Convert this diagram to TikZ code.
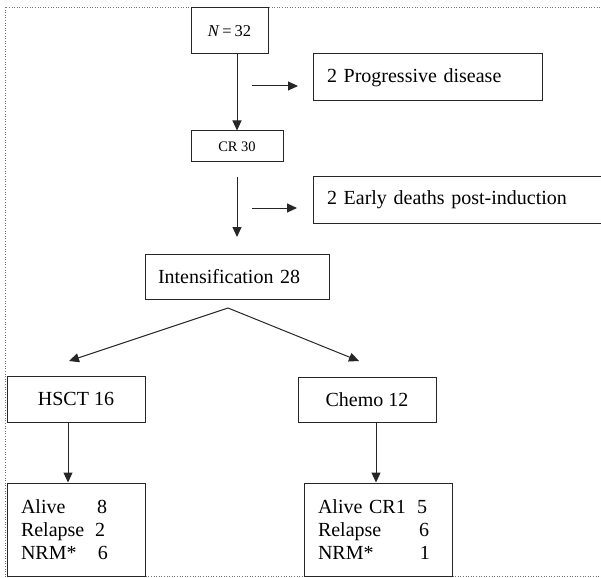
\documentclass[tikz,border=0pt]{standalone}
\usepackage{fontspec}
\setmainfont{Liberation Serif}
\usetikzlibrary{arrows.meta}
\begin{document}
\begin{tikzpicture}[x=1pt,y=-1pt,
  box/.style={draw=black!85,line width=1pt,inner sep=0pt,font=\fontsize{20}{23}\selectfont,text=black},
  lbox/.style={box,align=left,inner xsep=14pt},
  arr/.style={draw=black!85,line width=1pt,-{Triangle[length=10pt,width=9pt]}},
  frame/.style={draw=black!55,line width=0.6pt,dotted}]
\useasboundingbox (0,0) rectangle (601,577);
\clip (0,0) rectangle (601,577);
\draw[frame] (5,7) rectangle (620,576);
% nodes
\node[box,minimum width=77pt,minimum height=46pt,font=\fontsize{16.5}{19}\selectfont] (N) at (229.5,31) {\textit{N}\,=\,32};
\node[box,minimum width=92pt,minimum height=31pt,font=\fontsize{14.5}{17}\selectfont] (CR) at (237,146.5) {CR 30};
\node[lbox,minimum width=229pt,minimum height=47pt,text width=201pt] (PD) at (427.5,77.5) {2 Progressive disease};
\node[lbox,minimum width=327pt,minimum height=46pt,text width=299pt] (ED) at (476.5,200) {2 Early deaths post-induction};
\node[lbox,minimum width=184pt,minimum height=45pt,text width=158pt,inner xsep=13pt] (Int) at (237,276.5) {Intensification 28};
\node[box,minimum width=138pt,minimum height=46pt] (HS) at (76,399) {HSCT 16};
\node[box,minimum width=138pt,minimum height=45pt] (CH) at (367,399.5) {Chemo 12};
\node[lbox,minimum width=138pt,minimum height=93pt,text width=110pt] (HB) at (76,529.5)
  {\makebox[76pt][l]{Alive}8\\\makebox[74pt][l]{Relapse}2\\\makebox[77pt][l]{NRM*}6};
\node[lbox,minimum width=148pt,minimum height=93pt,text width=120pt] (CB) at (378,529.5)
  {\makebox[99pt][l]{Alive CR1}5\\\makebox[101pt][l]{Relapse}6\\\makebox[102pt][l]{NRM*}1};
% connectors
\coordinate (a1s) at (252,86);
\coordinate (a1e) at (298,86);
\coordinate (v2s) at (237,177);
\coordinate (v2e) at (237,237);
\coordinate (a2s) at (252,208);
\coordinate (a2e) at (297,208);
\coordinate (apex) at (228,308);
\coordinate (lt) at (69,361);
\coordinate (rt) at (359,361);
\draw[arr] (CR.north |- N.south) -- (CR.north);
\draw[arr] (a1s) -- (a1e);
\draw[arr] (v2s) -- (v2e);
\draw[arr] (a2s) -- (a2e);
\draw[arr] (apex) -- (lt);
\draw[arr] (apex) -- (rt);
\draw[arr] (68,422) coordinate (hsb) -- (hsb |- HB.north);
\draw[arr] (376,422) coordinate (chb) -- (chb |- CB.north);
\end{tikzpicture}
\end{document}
- - -
Exercise prompt >> Exclude the pictures, and transcribe all of the material exactly.

Task answer >>
Convert this diagram to TikZ code.
\documentclass[tikz,border=0pt]{standalone}
\usepackage{fontspec}
\setmainfont{Liberation Serif}
\usetikzlibrary{arrows.meta}
\begin{document}
\begin{tikzpicture}[x=1pt,y=-1pt,
  box/.style={draw=black!85,line width=1pt,inner sep=0pt,font=\fontsize{20}{23}\selectfont,text=black},
  lbox/.style={box,align=left,inner xsep=14pt},
  arr/.style={draw=black!85,line width=1pt,-{Triangle[length=10pt,width=9pt]}},
  frame/.style={draw=black!55,line width=0.6pt,dotted}]
\useasboundingbox (0,0) rectangle (601,577);
\clip (0,0) rectangle (601,577);
\draw[frame] (5,7) rectangle (620,576);
% nodes
\node[box,minimum width=77pt,minimum height=46pt,font=\fontsize{16.5}{19}\selectfont] (N) at (229.5,31) {\textit{N}\,=\,32};
\node[box,minimum width=92pt,minimum height=31pt,font=\fontsize{14.5}{17}\selectfont] (CR) at (237,146.5) {CR 30};
\node[lbox,minimum width=229pt,minimum height=47pt,text width=201pt] (PD) at (427.5,77.5) {2 Progressive disease};
\node[lbox,minimum width=327pt,minimum height=46pt,text width=299pt] (ED) at (476.5,200) {2 Early deaths post-induction};
\node[lbox,minimum width=184pt,minimum height=45pt,text width=158pt,inner xsep=13pt] (Int) at (237,276.5) {Intensification 28};
\node[box,minimum width=138pt,minimum height=46pt] (HS) at (76,399) {HSCT 16};
\node[box,minimum width=138pt,minimum height=45pt] (CH) at (367,399.5) {Chemo 12};
\node[lbox,minimum width=138pt,minimum height=93pt,text width=110pt] (HB) at (76,529.5)
  {\makebox[76pt][l]{Alive}8\\\makebox[74pt][l]{Relapse}2\\\makebox[77pt][l]{NRM*}6};
\node[lbox,minimum width=148pt,minimum height=93pt,text width=120pt] (CB) at (378,529.5)
  {\makebox[99pt][l]{Alive CR1}5\\\makebox[101pt][l]{Relapse}6\\\makebox[102pt][l]{NRM*}1};
% connectors
\coordinate (a1s) at (252,86);
\coordinate (a1e) at (298,86);
\coordinate (v2s) at (237,177);
\coordinate (v2e) at (237,237);
\coordinate (a2s) at (252,208);
\coordinate (a2e) at (297,208);
\coordinate (apex) at (228,308);
\coordinate (lt) at (69,361);
\coordinate (rt) at (359,361);
\draw[arr] (CR.north |- N.south) -- (CR.north);
\draw[arr] (a1s) -- (a1e);
\draw[arr] (v2s) -- (v2e);
\draw[arr] (a2s) -- (a2e);
\draw[arr] (apex) -- (lt);
\draw[arr] (apex) -- (rt);
\draw[arr] (68,422) coordinate (hsb) -- (hsb |- HB.north);
\draw[arr] (376,422) coordinate (chb) -- (chb |- CB.north);
\end{tikzpicture}
\end{document}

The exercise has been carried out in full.